The problem is that the massive liquidity injection by the ECB does not seem to have trickled down to business and consumers as intended.  The latest ECB data shows lending to households and businesses in the euro zone as a whole turned negative in May, while lending also declined further in the Euro member countries that need it the most–Spain, Ireland, Portugal, Greece and Italy.

At the same time, Societe Generale SA estimates that cutting the key rate by 50bps would save banks 5 billion euros a year. So further ECB rate cuts and the resulted lower borrowing costs most likely will only  help pad the wallets of European banks, rather than stimulating consumer demand and the broader Euro economy.

More importantly, ECB will not be much room to maneuver with an already below-one-percent benchmark rate, and LTRO 2 is unlikely to accomplish what the first round of LTRO has failed.  Furthermore, this crisis seems to have finally spilled over to the German Economy, which could have serious implication as to the country’s future capacity to support more bailouts.     

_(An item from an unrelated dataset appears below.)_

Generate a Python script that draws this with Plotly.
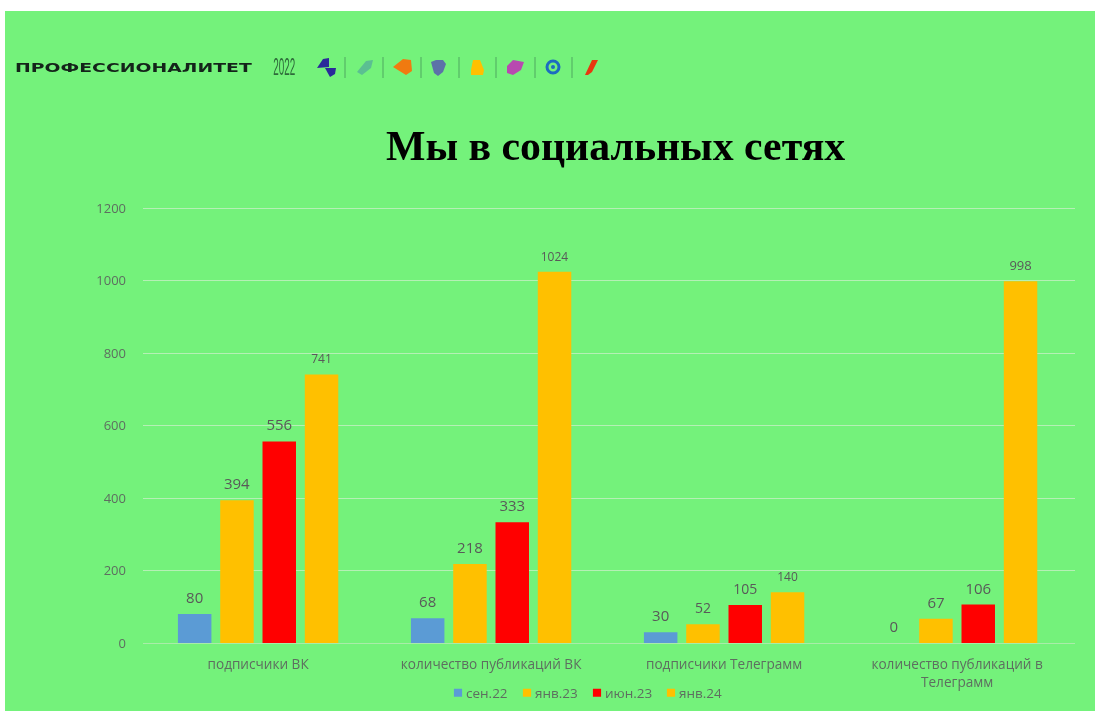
import plotly.graph_objects as go

categories = ["подписчики ВК", "количество публикаций ВК", "подписчики Телеграмм", "количество публикаций в<br>Телеграмм"]
sep22 = [80, 68, 30, 0]
jan23 = [394, 218, 52, 67]
jun23 = [556, 333, 105, 106]
jan24 = [741, 1024, 140, 998]
sizes_sep22 = [15, 15, 15, 15]
sizes_jan23 = [15, 15, 14, 15]
sizes_jun23 = [15, 15, 14, 15]
sizes_jan24 = [12, 12, 12, 13]
series = [("сен.22", sep22, "#5B9BD5", sizes_sep22), ("янв.23", jan23, "#FFC000", sizes_jan23),
          ("июн.23", jun23, "#FF0000", sizes_jun23), ("янв.24", jan24, "#FFC000", sizes_jan24)]

W, H = 1095, 711
L, R, T, B = 143, 20, 207, 68
PW, PH = W - L - R, H - T - B
def px(x): return (x - L) / PW
def py(y): return (H - B - y) / PH

fig = go.Figure()
for name, vals, color, sizes in series:
    fig.add_trace(go.Bar(x=categories, y=vals, name=name, marker=dict(color=color, line_width=0),
                         text=[str(v) for v in vals], textposition="outside", cliponaxis=False,
                         textfont=dict(size=sizes, color="#595959", family="Open Sans, sans-serif")))

shapes = [dict(type="rect", xref="paper", yref="paper", x0=px(5), x1=px(1095), y0=py(11), y1=py(711),
               fillcolor="#74F27B", line_width=0, layer="below")]
def poly(points, color):
    d = "M" + " L".join(f"{px(a):.5f},{py(b):.5f}" for a, b in points) + " Z"
    shapes.append(dict(type="path", xref="paper", yref="paper", path=d, fillcolor=color, line_width=0))
poly([(323,59),(329,58),(329,67),(317,68)], "#2A2A9A")
poly([(325,68),(336,68),(335,74),(330,77)], "#2A2A9A")
poly([(366,61),(373,60),(371,68),(362,75),(357,72)], "#5BBF92")
poly([(393,67),(403,59),(411,60),(412,71),(406,75)], "#F07A10")
poly([(431,62),(436,60),(443,60),(446,64),(443,72),(438,76),(434,73)], "#5C72A8")
poly([(473,60),(480,60),(484,70),(483,75),(471,75),(471,70)], "#FFC000")
poly([(507,66),(513,60),(524,62),(521,70),(513,75),(507,73)], "#B84AB0")
poly([(585,75),(592,60),(598,60),(592,72),(588,75)], "#E8380F")
shapes.append(dict(type="circle", xref="paper", yref="paper", x0=px(547), x1=px(559), y0=py(61), y1=py(73),
                   line=dict(color="#1C6CC0", width=3), fillcolor="rgba(0,0,0,0)"))
shapes.append(dict(type="circle", xref="paper", yref="paper", x0=px(551), x1=px(555), y0=py(65), y1=py(69),
                   fillcolor="#1C6CC0", line_width=0))
for sx in (345, 383, 421, 459, 496, 535, 572):
    shapes.append(dict(type="line", xref="paper", yref="paper", x0=px(sx), x1=px(sx), y0=py(57), y1=py(78),
                       line=dict(color="#4FA860", width=1)))

annotations = [
    dict(text="<b>ПРОФЕССИОНАЛИТЕТ</b>", x=px(133.5), y=py(68), xref="paper", yref="paper", showarrow=False,
         xanchor="center", yanchor="middle",
         font=dict(family="DejaVu Sans", size=12, color="#14241A")),
    dict(text="2022", x=px(284), y=py(67), xref="paper", yref="paper", showarrow=False,
         xanchor="center", yanchor="middle",
         font=dict(family="Liberation Sans Narrow, Liberation Sans", size=11, color="#2E6B3A")),
    dict(text="<b>Мы в социальных сетях</b>", x=px(615), y=py(146), xref="paper", yref="paper", showarrow=False,
         xanchor="center", yanchor="middle",
         font=dict(family="Liberation Serif", size=41.8, color="#000000")),
]

fig.update_layout(
    width=W, height=H, margin=dict(l=L, r=R, t=T, b=B, autoexpand=False),
    paper_bgcolor="#FFFFFF", plot_bgcolor="rgba(0,0,0,0)",
    barmode="group", bargap=0.274, bargroupgap=0.208,
    shapes=shapes, annotations=annotations,
    font=dict(family="Open Sans, sans-serif", color="#595959"),
    legend=dict(orientation="h", x=px(590), xanchor="center", y=py(693), yanchor="middle",
                font=dict(size=13.5, color="#5E6E60"), bgcolor="rgba(0,0,0,0)", traceorder="normal"),
    xaxis=dict(tickfont=dict(size=13.6, color="#5E6E60"), showline=True, linecolor="#A9ECA9", ticks="", showgrid=False,
               tickangle=0, ticklabelstandoff=9, range=[-0.494, 3.506]),
    yaxis=dict(range=[0, 1203], tickvals=[0, 200, 400, 600, 800, 1000, 1200], gridcolor="#B5F0B5", gridwidth=1,
               tickfont=dict(size=13, color="#5E6E60"), zeroline=False, showline=False, ticklabelstandoff=16),
)

post = """
document.documentElement.style.margin='0';document.body.style.margin='0';document.body.style.overflow='hidden';
var gd=document.getElementById('{plot_id}');
gd.querySelectorAll('text.bartext').forEach(function(t){
  t.setAttribute('transform','translate(0,-4) '+(t.getAttribute('transform')||''));
});
var a=gd.querySelectorAll('.annotation-text');
function st(el,s){el.style.transformBox='fill-box';el.style.transformOrigin='center';el.style.transform=s;}
st(a[0],'scale(1.57,1)');
st(a[1],'scale(0.9,2.1)');
var leg=gd.querySelector('.legend');
var left=leg.querySelector('.bg').getBoundingClientRect().left;
var slots=[438,507,577,651];
leg.querySelectorAll('g.traces').forEach(function(g,i){
  var m=/translate\\(([^,]+),\\s*([^)]+)\\)/.exec(g.getAttribute('transform'));
  g.setAttribute('transform','translate('+(slots[i]-left)+','+m[2]+')');
  var tx=g.querySelector('.legendtext');
  tx.setAttribute('x',parseFloat(tx.getAttribute('x'))-12);
  g.querySelectorAll('.legendpoints path').forEach(function(p){st(p,'translateX(20px) scale(0.68)');});
});
gd.style.filter='blur(0.7px)';
"""
fig.write_html("out.html", post_script=post, config=dict(displayModeBar=False))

From that perspective, we think Euro is overvalued compared to the dollar.  The only thing keeping the single currency afloat is the carry trade.  Depending on ECB policy implementation and market reactions, barring any crazy unexpected surprises, Euro should continue to weaken against the Dollar after the ECB rate cut announcement.  EUR/USD could hit 1.15 mark in Q3 this year, and parity in the next six to seven months.